[Task prompt]: Each line of the listing must be transcribed exactly, except for the images, which should be excluded.

[Recorded information]:
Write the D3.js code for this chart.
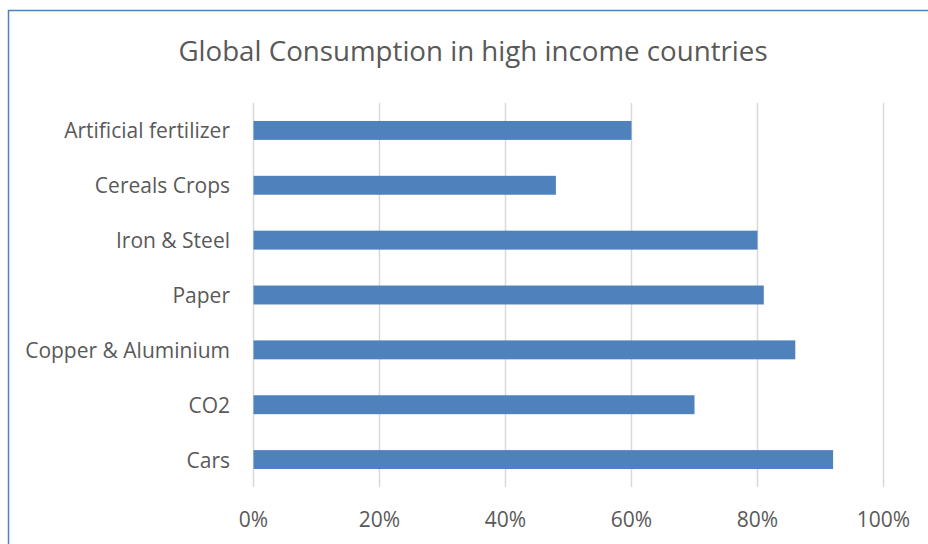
<!DOCTYPE html>
<html>
<head>
<meta charset="utf-8">
<script src="https://cdn.jsdelivr.net/npm/d3@7"></script>
<style>
  body { margin: 0; background: #fff; }
  text { font-family: "Open Sans", "Noto Sans", sans-serif; fill: #595959; }
</style>
</head>
<body>
<svg id="canvas" width="928" height="544"></svg>
<script>
var categories = ['Artificial fertilizer', 'Cereals Crops', 'Iron & Steel', 'Paper', 'Copper & Aluminium', 'CO2', 'Cars'];
var values = [0.60, 0.48, 0.80, 0.81, 0.86, 0.70, 0.92];
var ticks = [0, 0.2, 0.4, 0.6, 0.8, 1.0];
var title = 'Global Consumption in high income countries';

var svg = d3.select('#canvas');

// chart frame
svg.append('rect')
  .attr('x', 8.5).attr('y', 10.5)
  .attr('width', 940).attr('height', 560)
  .attr('fill', 'none')
  .attr('stroke', '#4f81bd')
  .attr('stroke-width', 1.5);

var x = d3.scaleLinear().domain([0, 1]).range([253.5, 883.5]);
var y = d3.scaleBand().domain(categories).range([103, 487])
  .paddingInner(0.655).paddingOuter(0.3275);

svg.append('text')
  .attr('x', 473).attr('y', 61)
  .attr('text-anchor', 'middle')
  .style('font-size', '27.7px')
  .text(title);

// gridlines
svg.append('g').selectAll('line')
  .data(ticks)
  .join('line')
  .attr('x1', function(d) { return x(d); })
  .attr('x2', function(d) { return x(d); })
  .attr('y1', 103).attr('y2', 487)
  .attr('stroke', '#d9d9d9')
  .attr('stroke-width', 1.5);

svg.append('g').selectAll('rect')
  .data(values)
  .join('rect')
  .attr('x', x(0))
  .attr('y', function(d, i) { return y(categories[i]); })
  .attr('width', function(d) { return x(d) - x(0); })
  .attr('height', y.bandwidth())
  .attr('fill', '#4f81bd');

// x tick labels
svg.append('g').selectAll('text')
  .data(ticks)
  .join('text')
  .attr('x', function(d) { return x(d); })
  .attr('y', 527)
  .attr('text-anchor', 'middle')
  .style('font-size', '21px')
  .text(d3.format('.0%'));

// category labels
svg.append('g').selectAll('text')
  .data(categories)
  .join('text')
  .attr('x', 230)
  .attr('y', function(d) { return y(d) + y.bandwidth() / 2; })
  .attr('dy', '0.38em')
  .attr('text-anchor', 'end')
  .style('font-size', '21px')
  .text(function(d) { return d; });
</script>
</body>
</html>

[Solution below]:
Write the D3.js code for this chart.
<!DOCTYPE html>
<html>
<head>
<meta charset="utf-8">
<script src="https://cdn.jsdelivr.net/npm/d3@7"></script>
<style>
  body { margin: 0; background: #fff; }
  text { font-family: "Open Sans", "Noto Sans", sans-serif; fill: #595959; }
</style>
</head>
<body>
<svg id="canvas" width="928" height="544"></svg>
<script>
var categories = ['Artificial fertilizer', 'Cereals Crops', 'Iron & Steel', 'Paper', 'Copper & Aluminium', 'CO2', 'Cars'];
var values = [0.60, 0.48, 0.80, 0.81, 0.86, 0.70, 0.92];
var ticks = [0, 0.2, 0.4, 0.6, 0.8, 1.0];
var title = 'Global Consumption in high income countries';

var svg = d3.select('#canvas');

// chart frame
svg.append('rect')
  .attr('x', 8.5).attr('y', 10.5)
  .attr('width', 940).attr('height', 560)
  .attr('fill', 'none')
  .attr('stroke', '#4f81bd')
  .attr('stroke-width', 1.5);

var x = d3.scaleLinear().domain([0, 1]).range([253.5, 883.5]);
var y = d3.scaleBand().domain(categories).range([103, 487])
  .paddingInner(0.655).paddingOuter(0.3275);

svg.append('text')
  .attr('x', 473).attr('y', 61)
  .attr('text-anchor', 'middle')
  .style('font-size', '27.7px')
  .text(title);

// gridlines
svg.append('g').selectAll('line')
  .data(ticks)
  .join('line')
  .attr('x1', function(d) { return x(d); })
  .attr('x2', function(d) { return x(d); })
  .attr('y1', 103).attr('y2', 487)
  .attr('stroke', '#d9d9d9')
  .attr('stroke-width', 1.5);

svg.append('g').selectAll('rect')
  .data(values)
  .join('rect')
  .attr('x', x(0))
  .attr('y', function(d, i) { return y(categories[i]); })
  .attr('width', function(d) { return x(d) - x(0); })
  .attr('height', y.bandwidth())
  .attr('fill', '#4f81bd');

// x tick labels
svg.append('g').selectAll('text')
  .data(ticks)
  .join('text')
  .attr('x', function(d) { return x(d); })
  .attr('y', 527)
  .attr('text-anchor', 'middle')
  .style('font-size', '21px')
  .text(d3.format('.0%'));

// category labels
svg.append('g').selectAll('text')
  .data(categories)
  .join('text')
  .attr('x', 230)
  .attr('y', function(d) { return y(d) + y.bandwidth() / 2; })
  .attr('dy', '0.38em')
  .attr('text-anchor', 'end')
  .style('font-size', '21px')
  .text(function(d) { return d; });
</script>
</body>
</html>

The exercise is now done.